Recently VMware published a new white paper about network performance for vSphere 4.1. Duncan posted a link to it on his blog and I decided to take a look at what it had to offer. Without a doubt, it had some very useful information and most importantly its an easy read. So I recommend you read the white paper as well. Along with the possibility of a Linux VM receiving packets at 27Gbps, I thought the take on Windows VM was very interesting.
As mentioned in the white paper, the Linux VMs performed better than the Windows VMs as they leveraged the Large Receive Offload (LRO) which is not available for Windows. This started to make me think about some of the issues that could be addressed just by having a simple understanding of what this means. A VM that does not support LRO, its receiving packets are processed by the vCPU that it has been assigned. One important thing to note is that by default, only vCPU 0 will be used by your Windows VM. This means that even if you have a VM that has been assigned 8 vCPUs, when it comes to processing received packets, that task will only be handled by vCPU 0 as the other 7 sit back and relax. Basically your VM will still wait for it to schedule all the vCPUs before it does anything, however, when all the vCPUs have been engaged, only one will do the job.

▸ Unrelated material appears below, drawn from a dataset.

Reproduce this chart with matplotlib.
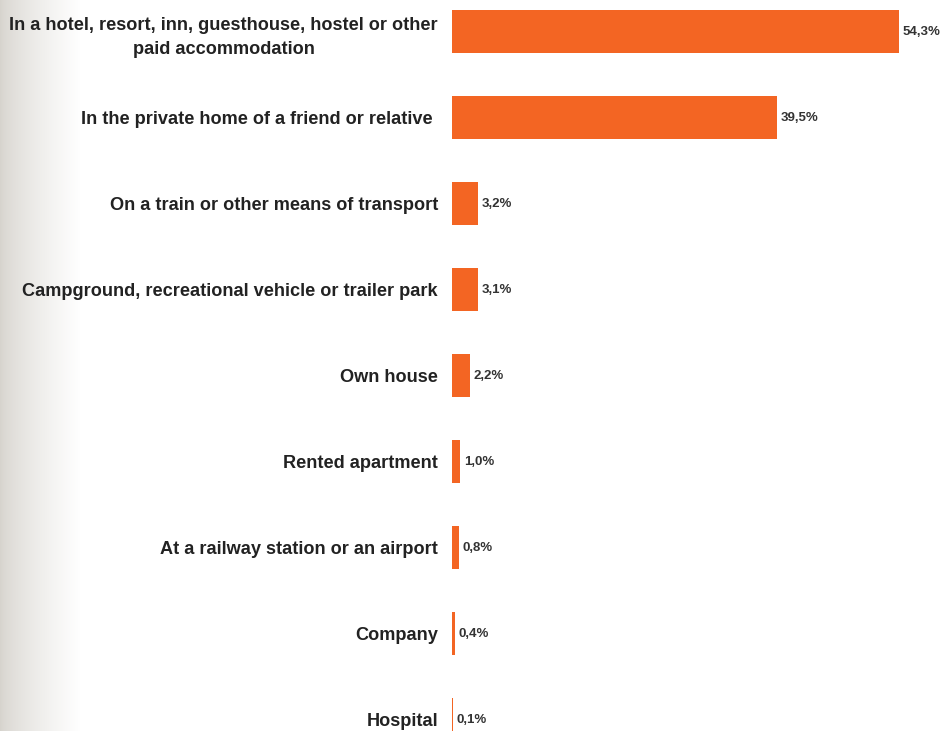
import matplotlib.pyplot as plt
import numpy as np

plt.rcParams['font.family'] = ['Liberation Sans', 'DejaVu Sans']

# data
categories = [
    "In a hotel, resort, inn, guesthouse, hostel or other\npaid accommodation",
    "In the private home of a friend or relative ",
    "On a train or other means of transport",
    "Campground, recreational vehicle or trailer park",
    "Own house",
    "Rented apartment",
    "At a railway station or an airport",
    "Company",
    "Hospital",
]
shares = [54.3, 39.5, 3.2, 3.1, 2.2, 1.0, 0.8, 0.4, 0.1]
value_labels = ["54,3%", "39,5%", "3,2%", "3,1%", "2,2%", "1,0%", "0,8%", "0,4%", "0,1%"]

W, H = 942, 731
fig = plt.figure(figsize=(W / 100, H / 100), dpi=100)
fig.patch.set_facecolor('white')

# grey fade on the left edge
bg = fig.add_axes([0, 0, 1, 1], zorder=0)
xs = np.linspace(0, 1, W)
fade = np.clip(xs * W / 80.0, 0, 1) ** 0.7
col0 = np.array([214, 211, 205]) / 255.0
row = col0[None, :] * (1 - fade[:, None]) + fade[:, None] * 1.0
bg.imshow(row[None, :, :], aspect='auto', extent=[0, 1, 0, 1])
bg.set_axis_off()

px_per_pct = 8.23
left = 452
ax = fig.add_axes([left / W, 0, (W - left) / W, 1], zorder=1)
ax.patch.set_alpha(0)
y = np.arange(len(categories))
ax.barh(y, shares, height=0.5, color='#F36523')
ax.set_xlim(0, (W - left) / px_per_pct)
ax.set_ylim((H - 31.5) / 86.0, -31.5 / 86.0)

for yi, v, lab in zip(y, shares, value_labels):
    ax.text(v + 0.45, yi, lab, va='center', ha='left', fontsize=9.5,
            fontweight='bold', color='#333333')

ax.set_yticks(y)
ax.set_yticklabels(categories, fontsize=13.1, fontweight='bold', color='#222222')
for t in ax.get_yticklabels():
    t.set_multialignment('center')
    t.set_linespacing(1.55)
ax.tick_params(axis='y', length=0, pad=10)
ax.set_xticks([])
for s in ax.spines.values():
    s.set_visible(False)

fig.savefig('out.png', dpi=100)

As mentioned in the white paper as well, what you can do is enable Receive-Side Scaling (RSS) and this enables the windows VM to utilize all its assigned vCPUs when processing received packets. Your VM will wait to schedule all the vCPUs assigned, why not make use of all of them while you have ‘em. This can enhance your VMs performance. Not to mention multiple vCPU should only be assigned to a VM if the application supports it and assigning multiple vCPUs will enhance the VMs performance. In a highly taxed host, a VM with multiple vCPUs for no reason will only suffer.
In a non RSS enabled windows VM where you see a spike in processor due to network utilization, you will notice adding another vCPU doesn’t solve your issue. What might happen is that if your single vCPU VM was at a 100% CPU utilization, now it will be at 50%. If you increase the vCPUs to 4, now the utilization will only be about 25%. But the performance is still the same. Whats going on? Only 1 vCPU is doing all the processing for received packets. ESXTOP will solve the mystry for you as well. By enabling RSS on this VM, you can benefit from using all the vCPUs assigned. Again, be sure that assigning more vCPUs is not causing scheduling issues in your environment. That will depend on how busy your host is.
You can find out if RSS is enabled by running netsh int tcp show global in the command line and it will show you the status.
Its enabled by default on Windows 2008 R2 and can be enabled on windows 2003 sp2 and up. You will also have to enable RSS in the driver setting for the VMXNET3 inside your VM and you are all set. You will need to use VMXNET3 to enable RSS, VMXNET2 will not cut it. Simple things like this can certainly assist in optimizing your environment and put you at ease with what lives in your cloud.